A surdez preconceituosa talvez seja a ponta mais aguda da humilhação. A Morte de Ivan Ilitch, a notável novela de Liev Tolstói, considerada uma leitura obrigatória para todos os médicos ou pretendentes, trata das muitas facetas do sofrimento, vistas pelo lado do paciente, o que lhe confere uma densidade desconcertante. Resume a história de um juiz todo poderoso, na Rússia czarista, que se vê progressivamente mais doente e experimenta a mais cruel solidão rodeado de pessoas que deviam protegê-lo mas só fazem mentir, negar, e nem percebem que ele só precisava ser ouvido. Semanas depois, levado a consultar um especialista, imaginou a chance de falar do mal que o afligia, porém, foi de imediato interrompido pelo eminente professor, que lhe disse que não precisava falar nada, porque já sabia o que ele tinha. Nesse dia, mais do que magoado, ele sentiu-se punido pela ironia, porque percebeu que aquela atitude prepotente era a que ele próprio, pleno de saúde e soberba, utilizava como um ser supremo no seu tribunal.
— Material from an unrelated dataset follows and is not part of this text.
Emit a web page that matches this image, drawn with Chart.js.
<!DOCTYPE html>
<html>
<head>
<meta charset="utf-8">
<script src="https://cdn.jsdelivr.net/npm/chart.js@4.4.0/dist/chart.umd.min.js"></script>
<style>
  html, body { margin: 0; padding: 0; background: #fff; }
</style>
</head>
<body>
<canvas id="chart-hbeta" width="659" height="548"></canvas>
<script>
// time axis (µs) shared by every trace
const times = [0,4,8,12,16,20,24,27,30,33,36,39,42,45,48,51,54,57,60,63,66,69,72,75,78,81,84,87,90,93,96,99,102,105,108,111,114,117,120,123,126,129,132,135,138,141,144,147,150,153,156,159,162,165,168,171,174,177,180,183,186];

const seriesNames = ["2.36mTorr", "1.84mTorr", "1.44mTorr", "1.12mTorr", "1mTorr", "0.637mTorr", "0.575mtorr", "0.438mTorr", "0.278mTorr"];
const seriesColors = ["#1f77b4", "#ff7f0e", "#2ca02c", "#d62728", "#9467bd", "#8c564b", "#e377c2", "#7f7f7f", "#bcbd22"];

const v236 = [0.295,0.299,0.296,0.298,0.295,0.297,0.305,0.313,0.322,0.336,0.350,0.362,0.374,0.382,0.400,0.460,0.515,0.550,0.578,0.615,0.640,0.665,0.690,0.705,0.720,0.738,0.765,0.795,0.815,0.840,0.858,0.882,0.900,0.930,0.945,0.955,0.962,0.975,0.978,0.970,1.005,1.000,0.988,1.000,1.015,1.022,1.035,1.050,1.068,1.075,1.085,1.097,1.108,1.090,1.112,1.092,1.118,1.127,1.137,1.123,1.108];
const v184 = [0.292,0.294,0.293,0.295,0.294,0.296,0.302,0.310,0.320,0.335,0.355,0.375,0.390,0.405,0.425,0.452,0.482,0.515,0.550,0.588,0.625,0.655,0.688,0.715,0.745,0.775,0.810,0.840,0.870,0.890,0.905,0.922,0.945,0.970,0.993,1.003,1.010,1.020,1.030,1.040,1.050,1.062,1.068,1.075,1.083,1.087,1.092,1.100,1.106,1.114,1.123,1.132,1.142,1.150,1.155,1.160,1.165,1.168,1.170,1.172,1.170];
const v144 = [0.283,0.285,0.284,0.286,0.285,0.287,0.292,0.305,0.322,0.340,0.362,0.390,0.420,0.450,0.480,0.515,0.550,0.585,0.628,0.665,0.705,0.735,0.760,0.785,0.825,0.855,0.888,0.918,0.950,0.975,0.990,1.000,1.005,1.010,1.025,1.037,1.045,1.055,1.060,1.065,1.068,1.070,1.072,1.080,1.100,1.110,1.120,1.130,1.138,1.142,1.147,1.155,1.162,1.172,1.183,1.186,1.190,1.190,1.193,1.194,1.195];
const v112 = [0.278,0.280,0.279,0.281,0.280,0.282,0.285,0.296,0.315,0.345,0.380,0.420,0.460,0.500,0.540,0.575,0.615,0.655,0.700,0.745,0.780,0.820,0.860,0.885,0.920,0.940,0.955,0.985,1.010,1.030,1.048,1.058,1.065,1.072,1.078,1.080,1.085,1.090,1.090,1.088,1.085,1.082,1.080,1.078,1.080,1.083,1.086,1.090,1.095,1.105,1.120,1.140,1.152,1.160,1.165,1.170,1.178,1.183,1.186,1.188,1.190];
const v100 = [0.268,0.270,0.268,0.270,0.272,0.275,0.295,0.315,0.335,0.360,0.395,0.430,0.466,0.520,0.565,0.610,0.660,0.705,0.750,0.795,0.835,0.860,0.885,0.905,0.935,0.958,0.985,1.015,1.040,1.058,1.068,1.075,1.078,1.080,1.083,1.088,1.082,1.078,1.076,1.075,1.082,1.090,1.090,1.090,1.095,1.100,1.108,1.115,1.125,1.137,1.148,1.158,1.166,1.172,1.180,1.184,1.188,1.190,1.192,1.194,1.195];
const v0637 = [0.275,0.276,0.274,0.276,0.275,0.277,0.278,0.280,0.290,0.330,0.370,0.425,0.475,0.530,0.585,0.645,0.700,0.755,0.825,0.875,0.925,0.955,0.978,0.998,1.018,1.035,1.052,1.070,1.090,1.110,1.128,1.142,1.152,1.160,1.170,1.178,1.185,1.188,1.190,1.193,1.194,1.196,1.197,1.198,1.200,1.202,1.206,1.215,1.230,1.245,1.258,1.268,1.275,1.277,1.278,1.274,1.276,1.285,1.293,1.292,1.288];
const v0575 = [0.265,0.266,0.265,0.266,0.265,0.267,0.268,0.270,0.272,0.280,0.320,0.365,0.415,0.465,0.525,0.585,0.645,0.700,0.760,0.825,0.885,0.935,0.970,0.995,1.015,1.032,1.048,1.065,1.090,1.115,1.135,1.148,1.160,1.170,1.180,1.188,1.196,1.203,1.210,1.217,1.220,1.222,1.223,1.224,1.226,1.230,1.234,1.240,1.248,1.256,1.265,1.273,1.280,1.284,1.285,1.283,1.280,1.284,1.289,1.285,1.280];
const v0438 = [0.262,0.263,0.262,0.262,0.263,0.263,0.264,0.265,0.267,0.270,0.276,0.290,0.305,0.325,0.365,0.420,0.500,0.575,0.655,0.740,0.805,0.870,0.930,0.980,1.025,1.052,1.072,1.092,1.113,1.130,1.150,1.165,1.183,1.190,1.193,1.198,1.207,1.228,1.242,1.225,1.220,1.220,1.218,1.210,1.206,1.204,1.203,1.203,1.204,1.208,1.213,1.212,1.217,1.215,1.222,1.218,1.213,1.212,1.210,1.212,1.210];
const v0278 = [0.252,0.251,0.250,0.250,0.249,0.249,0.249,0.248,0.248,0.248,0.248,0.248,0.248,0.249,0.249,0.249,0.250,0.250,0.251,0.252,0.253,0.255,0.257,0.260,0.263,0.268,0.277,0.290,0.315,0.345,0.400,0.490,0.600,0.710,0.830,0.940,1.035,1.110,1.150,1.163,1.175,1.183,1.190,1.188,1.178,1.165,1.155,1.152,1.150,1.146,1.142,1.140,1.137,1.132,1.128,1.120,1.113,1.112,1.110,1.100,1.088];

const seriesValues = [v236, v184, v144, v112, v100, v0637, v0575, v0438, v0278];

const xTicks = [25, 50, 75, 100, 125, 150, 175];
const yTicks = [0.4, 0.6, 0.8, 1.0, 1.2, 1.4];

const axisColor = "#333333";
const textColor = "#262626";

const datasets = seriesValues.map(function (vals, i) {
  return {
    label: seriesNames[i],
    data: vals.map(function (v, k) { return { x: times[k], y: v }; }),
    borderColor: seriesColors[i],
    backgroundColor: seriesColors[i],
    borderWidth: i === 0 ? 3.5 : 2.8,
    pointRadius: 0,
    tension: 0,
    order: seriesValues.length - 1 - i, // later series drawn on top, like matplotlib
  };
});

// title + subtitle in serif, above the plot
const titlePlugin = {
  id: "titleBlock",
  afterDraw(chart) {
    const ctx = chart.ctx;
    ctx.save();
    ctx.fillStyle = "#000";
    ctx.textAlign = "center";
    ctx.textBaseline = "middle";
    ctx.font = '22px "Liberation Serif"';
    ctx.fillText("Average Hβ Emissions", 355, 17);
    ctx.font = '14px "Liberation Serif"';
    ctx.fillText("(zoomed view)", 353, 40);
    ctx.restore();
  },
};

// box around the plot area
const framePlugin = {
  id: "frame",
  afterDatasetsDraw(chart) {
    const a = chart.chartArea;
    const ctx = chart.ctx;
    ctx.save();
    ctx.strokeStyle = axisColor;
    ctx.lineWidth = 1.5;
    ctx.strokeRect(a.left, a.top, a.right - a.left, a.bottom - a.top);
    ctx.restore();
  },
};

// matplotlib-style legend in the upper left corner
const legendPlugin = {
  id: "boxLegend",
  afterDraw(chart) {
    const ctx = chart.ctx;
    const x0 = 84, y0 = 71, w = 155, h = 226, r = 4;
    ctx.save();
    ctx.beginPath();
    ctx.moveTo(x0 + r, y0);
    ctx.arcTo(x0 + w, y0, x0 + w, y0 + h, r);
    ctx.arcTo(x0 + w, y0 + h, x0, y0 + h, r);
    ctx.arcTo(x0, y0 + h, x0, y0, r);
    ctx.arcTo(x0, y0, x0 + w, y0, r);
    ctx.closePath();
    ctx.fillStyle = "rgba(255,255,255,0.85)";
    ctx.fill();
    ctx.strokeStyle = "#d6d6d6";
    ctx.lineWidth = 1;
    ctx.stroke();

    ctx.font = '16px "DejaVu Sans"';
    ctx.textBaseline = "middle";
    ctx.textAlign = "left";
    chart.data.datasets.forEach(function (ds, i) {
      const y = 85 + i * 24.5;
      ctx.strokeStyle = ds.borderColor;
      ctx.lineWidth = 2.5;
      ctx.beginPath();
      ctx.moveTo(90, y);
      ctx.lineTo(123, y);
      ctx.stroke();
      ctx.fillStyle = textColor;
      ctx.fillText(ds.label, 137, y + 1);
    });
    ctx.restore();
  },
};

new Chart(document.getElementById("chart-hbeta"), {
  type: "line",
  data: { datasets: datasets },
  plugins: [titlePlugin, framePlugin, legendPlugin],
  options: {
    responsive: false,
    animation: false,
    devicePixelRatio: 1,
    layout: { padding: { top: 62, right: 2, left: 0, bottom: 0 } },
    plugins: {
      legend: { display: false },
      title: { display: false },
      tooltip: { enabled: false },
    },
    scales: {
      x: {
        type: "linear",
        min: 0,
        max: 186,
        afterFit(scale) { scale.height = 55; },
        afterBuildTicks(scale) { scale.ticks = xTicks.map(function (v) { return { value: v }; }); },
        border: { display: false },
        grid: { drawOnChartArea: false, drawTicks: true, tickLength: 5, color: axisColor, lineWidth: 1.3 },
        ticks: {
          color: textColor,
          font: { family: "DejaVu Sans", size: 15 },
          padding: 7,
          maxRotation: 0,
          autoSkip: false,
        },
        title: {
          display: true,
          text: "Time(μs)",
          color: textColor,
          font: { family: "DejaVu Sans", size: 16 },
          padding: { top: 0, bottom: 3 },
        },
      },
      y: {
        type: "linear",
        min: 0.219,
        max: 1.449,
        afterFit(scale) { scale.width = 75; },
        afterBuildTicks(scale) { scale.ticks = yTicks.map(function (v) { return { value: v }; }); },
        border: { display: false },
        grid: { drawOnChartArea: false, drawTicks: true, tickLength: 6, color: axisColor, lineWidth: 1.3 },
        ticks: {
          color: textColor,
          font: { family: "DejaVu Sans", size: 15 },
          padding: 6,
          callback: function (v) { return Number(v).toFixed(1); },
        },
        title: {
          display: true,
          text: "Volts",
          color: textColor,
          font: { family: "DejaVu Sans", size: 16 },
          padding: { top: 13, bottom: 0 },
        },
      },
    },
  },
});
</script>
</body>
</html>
Negar o ato de ouvir acrescenta a solidão ao rosário de queixas de quem só precisava de um grão de afeto para se sentir respeitado e significante
J.J.CAMARGO
Cirurgião torácico e diretor do Centro de Transplantes da Santa Casa de Porto Alegre
Na verdade, ele flagrara naquele arremedo de médico um tipo de surdez comum entre os poderosos: a que predetermina que não há nada que aquele mísero interlocutor diga que possa ter o menor interesse. E aqui se incluem todos os que se sentem plenos de poder. Se, por exemplo, a maioria dos políticos percebesse o quanto o ar de enfaro com aquele olho desnivelado e distante desconstrói a sua imagem, repensaria seriamente as campanhas de corpo a corpo, quando nem percebem o mal que fazem com aquele misto repulsivo de indiferença e sudorese, que espalham sobre os incautos cidadãos sedentos de míseros segundos de atenção,
avidamente registrados na câmera do celular emprestado. Uma boa parte daqueles potenciais eleitores, quando aptos a identificar a desconsideração escancarada no vazio do olhar, voltará para casa convencida que, neste tipo, de jeito nenhum.
Uma situação muito semelhante ocorre nos nossos ambulatórios e hospitais: quase ninguém mais tem paciência para ouvir, esta que é a atitude mais elementar no relacionamento digno entre duas pessoas, e que negada, acaba acrescentando a solidão ao rosário de queixas de quem só precisava de um grão de afeto para que se sentisse respeitado e significante. Uma pesquisa americana com entrevistas gravadas em sigilo demonstrou que 14 segundos é o tempo médio para que o doutor interrompa o pobre paciente, que se sentirá multiplicado na sensação de abandono e solidão. A imagem do mestre à beira do leito, rodeado de alunos e examinando o paciente, foi sendo tristemente substituída pela sala de reuniões, em que todos debatem as condutas a serem adotadas em função das magníficas imagens do computador. Enquanto isto, o dono daqueles órgãos, vistos ali em três dimensões, se começasse a gritar “onde estão todos, alguém pode falar comigo?”, certamente seria encaminhado para terapia com algum especialista em ansiedade.
Por isso, não pareceu nada surpreendente que uma enquete feita em um hospital universitário brasileiro, sobre qual nível da graduação prestava um atendimento mais festejado pelos pacientes, tenha revelado uma alta preferência pelos alunos do terceiro ano, justo os que estavam mais longe de se sentirem “prontos”, mas que, desarmados de soberba, ouviam mais e se deliciavam com as histórias daqueles corações solitários. Lembro que, lá pelo final do terceiro ano, fiz uma anamnese na enfermaria do professor Job e, ao sair, a velhinha que eu entrevistara, mais ouvindo do que perguntando porque eu nem sabia o que perguntar, me disse: “Gostei muito deste doutor, porque ele ouve com os olhos”. Não consegui confessar o quanto eu estava longe de ser médico, pois nunca me sentira tanto como se já fosse. Saí rápido para a rua, porque achei que ia chorar. Mas que sensação boa foi aquela!